Evie encapsulates the peculiar appetite-stimulating effect of wheat that trumps all other appetite effects, “sweet tooth” included.
I’ve been on the wheat-free plan for four months and have had good results with loss of 12 pounds, total resolution of digestive/intestinal issues, cessation of food/carbo cravings, and diminished arthritic pain.
I am 70 years old and have fought Carbo Hell for most of my adult life. It was called a “sweet tooth” in my day, but I think it should be changed to a “WHEAT TOOTH,” as without wheat, my addictive compulsion to eat the terrible chemical laden sugar bombs pushed by the food industry just up and disappeared.
As a retired mental health counselor, who worked in a MICA (mentally ill/chemical abuser) program, I was well aware of the hypoglycemic and emotional ravages of abusing alcohol and drugs. I also intellectually understood the similar effects of simple and refined carbohydrates, even grains and fruits, but I was powerless to resist the call from Little Debbie and Pepperidge Farm myself.
I was, myself, so frequently depressed and often irritable and anxious, but saw little to no relief from cutting out sweet treats. Every evening at 5 pm, the blood sugar dropped and I, like a food zombie, began my craven search for that evening’s simple carbo of choice. Ice cream, some cookies, a piece of pie or cake, even candy. Somehow, despite my heavy research into the bad health effects of high blood sugar and hyperinsulinemia, no matter that I ate sweet-free all day, every evening I would, sooner or later, find myself with some decadent goodie. Every morning I would wake up in an extremely depressed mood (hypoglycemia?) with very negative thoughts. So, when Wheat Belly arrived into my sphere of awareness, I just did it.
Wow. As long as I “Ate no wheat, I craved no sweet.” Even if I had a little rice or grits occasionally, I was just not hungry. But each time I’d relapse and have a slice or two of sourdough toast, I’d be ravenous that evening again and would wake up next day practically suicidal. I now know that cutting out all the junk sweets and simple carbs, though healthy in itself, is not enough for me. I must abstain from wheat in all its manifestations as for me it is the “gateway food,’ if you will, to Carbo Hell with all its many ill effects, both physical and emotional. Thank you, Dr. Davis for helping me.
Evie experienced exactly what I have witnessed countless times: What people perceive as a “sweet tooth” was really a desire for sweets and carbohydrates triggered by the gliadin protein of wheat. Spinach doesn’t do this; olives don’t do this; beef liver can’t do this–only wheat.

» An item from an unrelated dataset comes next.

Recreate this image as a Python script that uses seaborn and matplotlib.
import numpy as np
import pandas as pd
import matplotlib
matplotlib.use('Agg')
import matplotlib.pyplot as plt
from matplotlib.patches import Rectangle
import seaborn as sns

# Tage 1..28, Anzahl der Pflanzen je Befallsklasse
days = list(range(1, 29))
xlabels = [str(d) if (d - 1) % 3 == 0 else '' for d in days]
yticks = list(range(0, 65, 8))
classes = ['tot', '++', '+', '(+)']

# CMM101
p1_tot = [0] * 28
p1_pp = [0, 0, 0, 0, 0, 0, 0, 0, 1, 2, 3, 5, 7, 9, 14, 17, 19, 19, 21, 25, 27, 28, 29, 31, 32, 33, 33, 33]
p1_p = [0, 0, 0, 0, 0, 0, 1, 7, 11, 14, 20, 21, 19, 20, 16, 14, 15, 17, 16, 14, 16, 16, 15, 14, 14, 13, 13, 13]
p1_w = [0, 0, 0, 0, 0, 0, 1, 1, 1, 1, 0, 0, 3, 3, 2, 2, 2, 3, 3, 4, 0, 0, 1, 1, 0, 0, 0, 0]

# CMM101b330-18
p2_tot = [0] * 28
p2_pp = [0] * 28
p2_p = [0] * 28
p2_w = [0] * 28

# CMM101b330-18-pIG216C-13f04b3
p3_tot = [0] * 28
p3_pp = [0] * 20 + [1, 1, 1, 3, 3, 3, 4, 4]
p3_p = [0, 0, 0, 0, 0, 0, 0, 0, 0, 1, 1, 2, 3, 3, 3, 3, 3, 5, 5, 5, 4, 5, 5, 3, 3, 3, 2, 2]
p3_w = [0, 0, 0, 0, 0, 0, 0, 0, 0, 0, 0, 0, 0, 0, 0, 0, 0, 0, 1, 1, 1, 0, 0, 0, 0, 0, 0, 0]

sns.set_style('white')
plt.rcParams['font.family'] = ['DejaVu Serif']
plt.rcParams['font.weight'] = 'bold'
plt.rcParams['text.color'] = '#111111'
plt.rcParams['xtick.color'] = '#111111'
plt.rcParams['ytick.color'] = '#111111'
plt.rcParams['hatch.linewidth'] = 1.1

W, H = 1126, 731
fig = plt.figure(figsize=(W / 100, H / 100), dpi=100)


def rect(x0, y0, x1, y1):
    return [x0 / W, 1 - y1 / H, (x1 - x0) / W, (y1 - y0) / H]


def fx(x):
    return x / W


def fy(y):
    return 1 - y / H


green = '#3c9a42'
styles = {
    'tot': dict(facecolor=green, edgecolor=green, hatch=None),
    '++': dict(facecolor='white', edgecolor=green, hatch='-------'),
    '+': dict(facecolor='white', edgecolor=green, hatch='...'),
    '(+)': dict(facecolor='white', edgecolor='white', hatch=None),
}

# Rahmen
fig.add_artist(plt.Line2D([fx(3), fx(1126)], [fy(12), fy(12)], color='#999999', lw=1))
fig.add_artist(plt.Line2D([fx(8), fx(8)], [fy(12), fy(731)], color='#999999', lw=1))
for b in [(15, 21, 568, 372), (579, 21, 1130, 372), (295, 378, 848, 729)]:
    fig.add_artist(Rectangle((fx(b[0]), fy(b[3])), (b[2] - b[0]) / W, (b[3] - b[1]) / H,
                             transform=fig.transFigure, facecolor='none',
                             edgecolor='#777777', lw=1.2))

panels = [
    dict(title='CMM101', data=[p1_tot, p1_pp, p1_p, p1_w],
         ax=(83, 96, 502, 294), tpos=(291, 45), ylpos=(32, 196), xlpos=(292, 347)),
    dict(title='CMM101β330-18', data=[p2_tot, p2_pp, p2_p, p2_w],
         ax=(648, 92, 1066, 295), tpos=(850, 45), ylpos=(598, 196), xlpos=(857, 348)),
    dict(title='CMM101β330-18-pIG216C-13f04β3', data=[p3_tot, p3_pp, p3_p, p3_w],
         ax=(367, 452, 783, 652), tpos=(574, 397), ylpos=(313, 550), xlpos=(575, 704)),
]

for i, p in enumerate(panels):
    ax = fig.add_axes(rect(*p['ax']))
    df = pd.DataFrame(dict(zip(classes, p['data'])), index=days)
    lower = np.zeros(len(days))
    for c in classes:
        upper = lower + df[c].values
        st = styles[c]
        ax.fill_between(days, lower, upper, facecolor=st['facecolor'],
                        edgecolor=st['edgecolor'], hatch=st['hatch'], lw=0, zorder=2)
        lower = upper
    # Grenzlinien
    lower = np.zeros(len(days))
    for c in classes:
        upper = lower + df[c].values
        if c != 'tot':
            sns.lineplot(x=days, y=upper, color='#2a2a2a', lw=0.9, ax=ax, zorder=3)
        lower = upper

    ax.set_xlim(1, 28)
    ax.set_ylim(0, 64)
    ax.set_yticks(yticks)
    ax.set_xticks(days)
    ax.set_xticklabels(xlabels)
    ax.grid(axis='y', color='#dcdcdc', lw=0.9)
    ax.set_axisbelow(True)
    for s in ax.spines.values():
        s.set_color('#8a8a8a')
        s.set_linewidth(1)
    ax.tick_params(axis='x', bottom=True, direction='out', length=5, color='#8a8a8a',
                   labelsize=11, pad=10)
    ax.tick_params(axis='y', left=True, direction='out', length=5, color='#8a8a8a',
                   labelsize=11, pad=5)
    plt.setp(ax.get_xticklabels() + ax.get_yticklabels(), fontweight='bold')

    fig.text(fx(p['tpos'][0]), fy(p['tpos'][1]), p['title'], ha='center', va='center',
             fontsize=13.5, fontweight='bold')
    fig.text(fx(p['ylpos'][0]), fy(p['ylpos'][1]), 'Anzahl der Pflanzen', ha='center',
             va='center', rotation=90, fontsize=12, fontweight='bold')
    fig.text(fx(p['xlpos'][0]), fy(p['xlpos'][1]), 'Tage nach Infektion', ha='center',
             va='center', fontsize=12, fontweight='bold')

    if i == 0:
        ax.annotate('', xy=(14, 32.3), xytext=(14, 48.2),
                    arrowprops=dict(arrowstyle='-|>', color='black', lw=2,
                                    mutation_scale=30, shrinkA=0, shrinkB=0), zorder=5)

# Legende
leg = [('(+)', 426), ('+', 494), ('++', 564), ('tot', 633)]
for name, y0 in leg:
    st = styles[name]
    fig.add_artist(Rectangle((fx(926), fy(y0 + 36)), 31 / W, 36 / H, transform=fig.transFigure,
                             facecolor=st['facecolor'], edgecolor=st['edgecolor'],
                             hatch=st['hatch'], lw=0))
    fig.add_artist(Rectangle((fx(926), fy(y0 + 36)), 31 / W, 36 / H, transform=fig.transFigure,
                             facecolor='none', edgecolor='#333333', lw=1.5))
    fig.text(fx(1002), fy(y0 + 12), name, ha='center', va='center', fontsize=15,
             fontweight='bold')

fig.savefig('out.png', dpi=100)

Recall that the gliadin protein of wheat, this modern form of the protein changed by the manipulations of geneticists, triggers appetite and causes people to consume, on average, 400 more calories per day. Appetite is triggered specifically for carbohydrates, such as chips and cookies, not for steak, salmon, and asparagus.
Another interesting aspect of Evie’s experience are the emotional consequences of wheat consumption: Not only did it trigger cravings for junk carbohydrates, but also negative thoughts that seem to go beyond the self-loathing of lost impulse control. (Especially interesting coming from a person with the professional sophistication of a mental health counselor.) This would be consistent with the mind effects of gliadin that can trigger depression in those susceptible. (Time and again, these gliadin effects, often profound influences over mood and behavior, raise the question: How many societal problems–violence, crime, family discord, drug abuse–are really the consequence of this ubiquitous disrupter? I don’t have an answer, but I suspect it is a substantial contributor, one that can be remedied.)
Rarely does the impulse to consume sweets–a “sweet tooth”–persist in the aftermath of wheat elimination: Lose the wheat, lose the sweet tooth.